Romão dos Santos

Personal information
- Full name: Romão António dos Santos
- Date of birth: 24 August 1967
- Place of birth: Bula, Guinea-Bissau
- Date of death: 14 March 2024 (aged 56)
- Place of death: Guinea-Bissau
- Position: Midfielder

Senior career*
- Years: Team / Apps / (Gls)
- 0000–1987: Nuno Tristão FC
- 1987–1988: Sport Bissau e Benfica
- 1988–1992: Amarante
- 1992–1996: Lusitano de Évora

Managerial career
- 2000–2003: Guinea-Bissau U17
- 2004–2005: Sport Bissau e Benfica
- 2005–2006: Sporting de Bissau
- 2006–2008: Nuno Tristão FC
- 2010–2012: Guinea-Bissau
- 2012–2013: Sporting de Bissau
- 2014–2016: Sport Bissau e Benfica
- 2016: Guinea-Bissau (assistant)

= Romão dos Santos =

Bissau-Guinean footballer (1967–2024)

Romão António dos Santos (24 August 1967 – 14 March 2024) was a Bissau-Guinean football manager and player. He played as a midfielder.

==Life and career==
Dos Santos was born on 24 August 1967 in Bula, Guinea-Bissau. He was a native of Bula, Guinea-Bissau. He started his career with Bissau-Guinean side Nuno Tristão FC. He debuted for the club at the age of fifteen. He captained them. In 1988, he signed for Bissau-Guinean side Sport Bissau e Benfica. In 1988, he signed for Portuguese side Amarante. He captained the club. In 1992, he signed for Portuguese side Lusitano de Évora. He captained the club. He started his managerial career in Portugal. In 2000, he was appointed manager of the Guinea-Bissau under-17 national team. In 2004, he was appointed manager of Bissau-Guinean side Sport Bissau e Benfica. He helped the club win the league.
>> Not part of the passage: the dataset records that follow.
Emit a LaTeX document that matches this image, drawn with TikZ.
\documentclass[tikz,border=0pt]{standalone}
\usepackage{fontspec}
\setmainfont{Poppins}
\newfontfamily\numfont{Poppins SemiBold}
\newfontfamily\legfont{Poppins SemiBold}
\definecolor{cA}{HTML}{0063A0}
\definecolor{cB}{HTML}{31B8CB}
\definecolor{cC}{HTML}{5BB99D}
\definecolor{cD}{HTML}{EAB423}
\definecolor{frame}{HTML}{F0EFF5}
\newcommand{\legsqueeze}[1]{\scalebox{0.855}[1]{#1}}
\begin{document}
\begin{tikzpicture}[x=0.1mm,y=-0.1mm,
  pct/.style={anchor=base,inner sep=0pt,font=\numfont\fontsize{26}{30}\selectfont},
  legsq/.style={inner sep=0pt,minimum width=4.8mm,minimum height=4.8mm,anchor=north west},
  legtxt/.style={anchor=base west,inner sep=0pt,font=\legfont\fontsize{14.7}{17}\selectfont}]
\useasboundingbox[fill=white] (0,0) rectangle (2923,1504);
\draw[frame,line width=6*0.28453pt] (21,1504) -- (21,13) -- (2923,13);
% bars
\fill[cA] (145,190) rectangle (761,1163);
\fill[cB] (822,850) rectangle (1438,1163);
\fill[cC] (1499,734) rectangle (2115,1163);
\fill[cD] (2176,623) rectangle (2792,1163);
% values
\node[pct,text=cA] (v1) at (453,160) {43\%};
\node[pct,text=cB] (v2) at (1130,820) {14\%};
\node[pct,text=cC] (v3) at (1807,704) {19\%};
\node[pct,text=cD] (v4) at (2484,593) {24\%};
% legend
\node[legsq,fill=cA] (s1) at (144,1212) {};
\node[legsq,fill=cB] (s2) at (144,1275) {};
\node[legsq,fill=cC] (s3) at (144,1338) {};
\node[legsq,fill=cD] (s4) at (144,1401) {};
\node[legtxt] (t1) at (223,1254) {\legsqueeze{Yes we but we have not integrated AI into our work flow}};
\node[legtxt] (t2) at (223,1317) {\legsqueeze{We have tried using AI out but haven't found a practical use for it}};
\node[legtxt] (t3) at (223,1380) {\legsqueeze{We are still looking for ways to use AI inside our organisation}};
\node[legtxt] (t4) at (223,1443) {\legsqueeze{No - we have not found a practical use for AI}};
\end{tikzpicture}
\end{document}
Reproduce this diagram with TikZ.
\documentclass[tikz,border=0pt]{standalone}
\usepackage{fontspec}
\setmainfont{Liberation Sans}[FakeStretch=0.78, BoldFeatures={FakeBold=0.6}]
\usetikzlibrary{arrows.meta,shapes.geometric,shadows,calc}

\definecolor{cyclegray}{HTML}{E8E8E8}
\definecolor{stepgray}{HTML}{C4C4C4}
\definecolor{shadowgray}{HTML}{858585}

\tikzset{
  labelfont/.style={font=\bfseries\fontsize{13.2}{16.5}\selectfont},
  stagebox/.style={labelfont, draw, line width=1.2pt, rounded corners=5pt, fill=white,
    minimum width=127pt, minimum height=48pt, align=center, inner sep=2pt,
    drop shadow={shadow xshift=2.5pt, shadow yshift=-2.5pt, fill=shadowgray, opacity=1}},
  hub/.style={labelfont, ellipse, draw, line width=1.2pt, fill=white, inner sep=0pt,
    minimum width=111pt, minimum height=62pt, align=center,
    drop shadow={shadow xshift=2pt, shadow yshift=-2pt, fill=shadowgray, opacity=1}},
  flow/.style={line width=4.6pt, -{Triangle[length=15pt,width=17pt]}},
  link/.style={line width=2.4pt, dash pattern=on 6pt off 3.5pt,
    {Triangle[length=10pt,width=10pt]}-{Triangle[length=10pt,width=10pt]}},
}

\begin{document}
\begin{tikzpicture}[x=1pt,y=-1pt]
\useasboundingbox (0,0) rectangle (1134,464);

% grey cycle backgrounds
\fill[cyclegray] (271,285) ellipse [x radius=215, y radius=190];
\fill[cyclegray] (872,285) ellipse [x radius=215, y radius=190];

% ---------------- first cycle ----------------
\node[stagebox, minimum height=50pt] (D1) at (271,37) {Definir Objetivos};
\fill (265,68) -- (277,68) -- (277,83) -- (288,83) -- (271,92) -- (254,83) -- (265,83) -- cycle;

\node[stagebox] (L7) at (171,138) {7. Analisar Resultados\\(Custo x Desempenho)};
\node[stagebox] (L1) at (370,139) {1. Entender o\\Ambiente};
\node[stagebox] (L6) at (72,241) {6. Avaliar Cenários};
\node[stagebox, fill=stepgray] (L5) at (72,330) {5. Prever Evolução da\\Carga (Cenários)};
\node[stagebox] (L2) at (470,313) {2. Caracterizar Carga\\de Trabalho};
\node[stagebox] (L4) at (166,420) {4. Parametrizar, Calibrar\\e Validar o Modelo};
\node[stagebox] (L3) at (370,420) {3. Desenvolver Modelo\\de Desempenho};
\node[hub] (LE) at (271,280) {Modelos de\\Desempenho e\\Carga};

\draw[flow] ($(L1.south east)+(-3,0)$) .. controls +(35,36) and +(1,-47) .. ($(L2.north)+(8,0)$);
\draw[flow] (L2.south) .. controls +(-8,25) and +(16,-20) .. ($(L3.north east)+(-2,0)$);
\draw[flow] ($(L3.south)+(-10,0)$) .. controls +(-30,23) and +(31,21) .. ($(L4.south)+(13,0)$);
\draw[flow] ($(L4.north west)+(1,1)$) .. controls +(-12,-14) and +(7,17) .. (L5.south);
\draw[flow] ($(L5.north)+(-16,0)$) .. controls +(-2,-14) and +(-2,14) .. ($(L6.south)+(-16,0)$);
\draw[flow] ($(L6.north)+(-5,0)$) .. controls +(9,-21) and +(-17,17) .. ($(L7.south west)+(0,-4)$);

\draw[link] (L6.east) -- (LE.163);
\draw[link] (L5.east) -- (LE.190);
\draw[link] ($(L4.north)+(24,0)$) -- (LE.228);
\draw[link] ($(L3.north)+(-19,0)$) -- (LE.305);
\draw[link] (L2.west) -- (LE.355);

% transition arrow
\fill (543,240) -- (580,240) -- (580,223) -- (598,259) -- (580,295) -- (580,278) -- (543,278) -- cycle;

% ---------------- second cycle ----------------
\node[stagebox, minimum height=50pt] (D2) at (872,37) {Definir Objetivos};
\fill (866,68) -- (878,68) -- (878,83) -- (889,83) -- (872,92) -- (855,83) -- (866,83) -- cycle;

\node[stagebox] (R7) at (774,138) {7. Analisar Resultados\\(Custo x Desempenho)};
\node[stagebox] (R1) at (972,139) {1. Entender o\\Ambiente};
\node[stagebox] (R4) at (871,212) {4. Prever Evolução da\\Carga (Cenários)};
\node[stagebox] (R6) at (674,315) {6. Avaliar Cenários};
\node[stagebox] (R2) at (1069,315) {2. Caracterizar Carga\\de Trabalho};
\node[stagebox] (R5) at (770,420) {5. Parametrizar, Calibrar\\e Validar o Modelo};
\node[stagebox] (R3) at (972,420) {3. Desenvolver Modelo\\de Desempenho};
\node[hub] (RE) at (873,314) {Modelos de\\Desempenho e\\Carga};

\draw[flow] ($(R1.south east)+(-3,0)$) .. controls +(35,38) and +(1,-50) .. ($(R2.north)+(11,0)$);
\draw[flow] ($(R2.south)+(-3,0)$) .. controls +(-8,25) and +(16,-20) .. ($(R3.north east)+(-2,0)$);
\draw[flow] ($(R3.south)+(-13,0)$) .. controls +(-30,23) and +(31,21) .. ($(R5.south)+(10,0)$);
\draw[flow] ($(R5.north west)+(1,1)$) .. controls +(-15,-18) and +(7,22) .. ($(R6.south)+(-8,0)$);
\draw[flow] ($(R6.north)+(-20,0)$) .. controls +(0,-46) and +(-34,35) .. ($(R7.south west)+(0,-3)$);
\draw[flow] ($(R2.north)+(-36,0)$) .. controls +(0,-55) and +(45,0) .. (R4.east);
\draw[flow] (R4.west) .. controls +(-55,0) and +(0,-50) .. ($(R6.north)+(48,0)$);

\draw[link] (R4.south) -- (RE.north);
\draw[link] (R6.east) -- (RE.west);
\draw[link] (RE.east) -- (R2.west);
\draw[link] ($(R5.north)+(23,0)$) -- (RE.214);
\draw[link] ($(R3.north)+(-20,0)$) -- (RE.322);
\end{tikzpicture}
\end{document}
In 2005, he was appointed manager of Bissau-Guinean side Sporting de Bissau. In 2006, he was appointed manager of Bissau-Guinean side Nuno Tristão FC. In 2010, he was appointed manager of the Guinea-Bissau senior football team. In 2012, he returned as manager of Bissau-Guinean side Sporting de Bissau. In 2014, he was appointed manager of Bissau-Guinean side Sport Bissau e Benfica. In 2016, he returned as an assistant manager to the Guinea-Bissau national football team. He helped the Guinea-Bissau national football team achieve qualification to the 2017 Africa Cup of Nations. He was described as a "prominent coach who left his mark on the development of football both at Sport Bissau e Benfica and at Sporting Clube de Guiné-Bissau".

== Death ==
He died on 14 March 2024 in Guinea-Bissau.